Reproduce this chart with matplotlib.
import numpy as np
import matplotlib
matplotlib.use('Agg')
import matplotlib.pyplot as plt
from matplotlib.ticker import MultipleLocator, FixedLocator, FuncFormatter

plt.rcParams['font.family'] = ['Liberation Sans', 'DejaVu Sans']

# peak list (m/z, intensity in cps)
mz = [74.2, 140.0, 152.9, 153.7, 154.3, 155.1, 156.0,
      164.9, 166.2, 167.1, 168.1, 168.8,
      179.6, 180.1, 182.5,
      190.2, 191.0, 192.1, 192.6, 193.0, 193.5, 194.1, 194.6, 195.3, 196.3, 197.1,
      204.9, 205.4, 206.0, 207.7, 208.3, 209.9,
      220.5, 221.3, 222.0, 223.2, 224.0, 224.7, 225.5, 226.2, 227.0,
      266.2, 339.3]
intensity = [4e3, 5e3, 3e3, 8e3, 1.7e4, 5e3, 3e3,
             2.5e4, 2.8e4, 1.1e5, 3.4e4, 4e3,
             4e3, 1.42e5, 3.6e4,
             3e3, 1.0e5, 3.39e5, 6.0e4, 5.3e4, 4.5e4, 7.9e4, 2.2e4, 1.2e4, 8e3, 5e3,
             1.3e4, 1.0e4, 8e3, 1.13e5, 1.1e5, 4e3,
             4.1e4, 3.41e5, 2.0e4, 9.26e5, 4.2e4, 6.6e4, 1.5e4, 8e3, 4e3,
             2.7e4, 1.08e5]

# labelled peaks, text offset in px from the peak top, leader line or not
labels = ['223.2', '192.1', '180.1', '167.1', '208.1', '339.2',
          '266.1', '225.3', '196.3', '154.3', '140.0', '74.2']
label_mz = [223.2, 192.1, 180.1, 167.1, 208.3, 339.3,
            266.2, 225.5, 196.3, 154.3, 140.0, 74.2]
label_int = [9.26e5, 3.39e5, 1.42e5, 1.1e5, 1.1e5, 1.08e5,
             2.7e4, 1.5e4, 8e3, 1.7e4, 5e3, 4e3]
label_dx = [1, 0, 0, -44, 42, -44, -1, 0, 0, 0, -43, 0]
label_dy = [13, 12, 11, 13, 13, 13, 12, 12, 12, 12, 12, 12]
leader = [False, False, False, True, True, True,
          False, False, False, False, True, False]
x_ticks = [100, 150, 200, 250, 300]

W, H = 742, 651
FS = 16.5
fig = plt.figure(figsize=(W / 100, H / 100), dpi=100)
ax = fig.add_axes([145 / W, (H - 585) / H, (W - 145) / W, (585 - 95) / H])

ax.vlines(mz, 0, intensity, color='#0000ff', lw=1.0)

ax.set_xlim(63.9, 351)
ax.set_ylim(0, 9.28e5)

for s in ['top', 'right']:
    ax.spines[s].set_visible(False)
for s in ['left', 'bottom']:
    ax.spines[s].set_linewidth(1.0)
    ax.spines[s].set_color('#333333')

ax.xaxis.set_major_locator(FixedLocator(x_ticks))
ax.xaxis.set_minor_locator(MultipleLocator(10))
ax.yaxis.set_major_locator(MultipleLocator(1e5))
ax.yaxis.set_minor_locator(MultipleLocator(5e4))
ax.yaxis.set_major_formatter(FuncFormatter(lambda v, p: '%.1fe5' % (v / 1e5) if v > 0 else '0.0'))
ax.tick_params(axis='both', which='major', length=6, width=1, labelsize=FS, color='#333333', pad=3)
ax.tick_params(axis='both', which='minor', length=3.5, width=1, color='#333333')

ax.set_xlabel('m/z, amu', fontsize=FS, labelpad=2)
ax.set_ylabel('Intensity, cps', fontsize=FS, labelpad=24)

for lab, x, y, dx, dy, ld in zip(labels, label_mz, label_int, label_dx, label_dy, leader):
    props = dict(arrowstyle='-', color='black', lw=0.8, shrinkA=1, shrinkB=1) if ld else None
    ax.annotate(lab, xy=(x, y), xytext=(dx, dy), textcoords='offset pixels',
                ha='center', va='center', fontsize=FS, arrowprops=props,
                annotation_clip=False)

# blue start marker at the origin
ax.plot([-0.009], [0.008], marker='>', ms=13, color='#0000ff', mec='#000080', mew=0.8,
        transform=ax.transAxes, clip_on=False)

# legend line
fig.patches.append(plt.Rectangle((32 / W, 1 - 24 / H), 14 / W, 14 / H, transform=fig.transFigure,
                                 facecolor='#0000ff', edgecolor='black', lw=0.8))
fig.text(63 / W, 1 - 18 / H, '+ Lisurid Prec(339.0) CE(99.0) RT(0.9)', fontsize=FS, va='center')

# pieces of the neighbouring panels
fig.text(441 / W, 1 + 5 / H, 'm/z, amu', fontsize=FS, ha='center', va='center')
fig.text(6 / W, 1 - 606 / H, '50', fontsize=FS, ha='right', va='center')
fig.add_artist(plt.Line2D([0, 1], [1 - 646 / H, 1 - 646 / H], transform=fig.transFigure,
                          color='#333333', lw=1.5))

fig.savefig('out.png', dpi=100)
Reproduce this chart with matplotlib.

══════════

Stated task: Copy out each line in the listing that has the word "matplotlib".

Solution to this exercise:
Reproduce this chart with matplotlib.
import matplotlib
matplotlib.use('Agg')
import matplotlib.pyplot as plt
from matplotlib.ticker import MultipleLocator, FixedLocator, FuncFormatter
Reproduce this chart with matplotlib.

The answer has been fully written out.